For mainstream buyers, long warranties are not merely a perk—they are a risk-transfer mechanism. They reduce uncertainty and allow consumers to treat EV ownership as a known quantity rather than an open-ended commitment. For a newer entrant like VinFast, they also help offset brand unfamiliarity by shifting attention away from what buyers do not yet know and toward what the company is willing to stand behind.

Affordability is another critical factor shaping the normalization of EV buying in Canada. According to AutoTrader, the average price of a new vehicle in the country now hovers around CAD 65,000. Against that backdrop, electric vehicles are often perceived as financially out of reach, particularly as government incentives decline or disappear altogether. VinFast has sought to counter that perception by positioning its VF 8 midsize electric SUV at a starting price of approximately CAD 47,206, offering up to 412 kilometres of range.

While price alone does not determine value, a lower entry point can significantly alter how consumers evaluate the transition to electric. When combined with reduced fuel expenses and fewer routine maintenance requirements, the cost equation begins to resemble a rational financial decision rather than an ideological one. For buyers carefully balancing household budgets, this framing matters.
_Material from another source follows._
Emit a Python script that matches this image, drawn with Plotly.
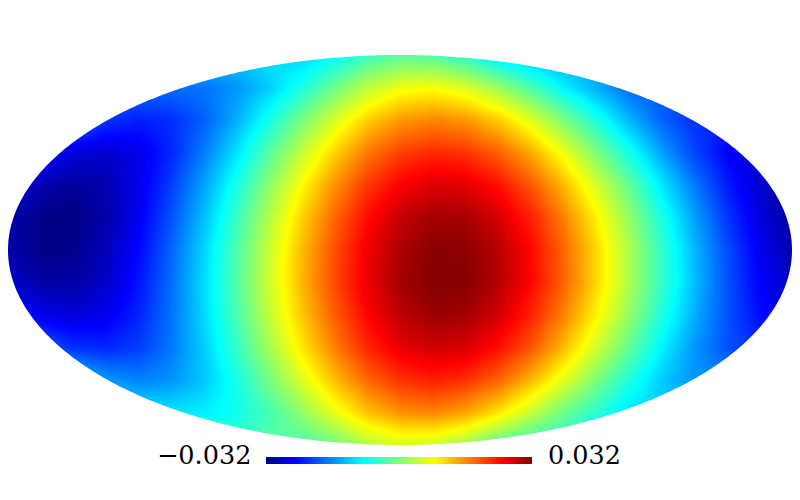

Beyond pricing and warranties, service access plays an outsized role in a country defined by vast geography and extreme weather. Reliability is not only about whether a vehicle breaks down, but also about how easily support can be reached when it does. VinFast has addressed this concern by integrating its mobile app with approximately 95 percent of public charging stations across North America, providing access to more than 100,000 Level 2 and DC fast chargers.

The same app allows owners to schedule service appointments and request roadside assistance, consolidating multiple ownership touchpoints into a single digital interface. While these features rarely attract headlines, they directly address the anxieties of first-time EV buyers who worry about being stranded without options. In practical terms, the ability to locate chargers quickly and reach support without friction can be just as important as range figures on a spec sheet.

As Canada’s EV market moves beyond its early adopter phase, the dynamics of competition are shifting. Electric vehicles will increasingly be judged not on novelty or aspiration, but on whether they hold up under everyday use and long-term ownership. Brands that can reduce uncertainty—through pricing clarity, service infrastructure, and robust aftersales policies—will be better positioned to win over cautious, value-driven buyers.

VinFast’s approach illustrates one possible roadmap for automakers navigating this transition. By emphasizing warranties, cost transparency, and ownership support, the company is aligning its strategy with the realities of a maturing EV market. In a landscape where electric vehicles are no longer a curiosity but a considered purchase, reassurance may prove just as powerful as innovation.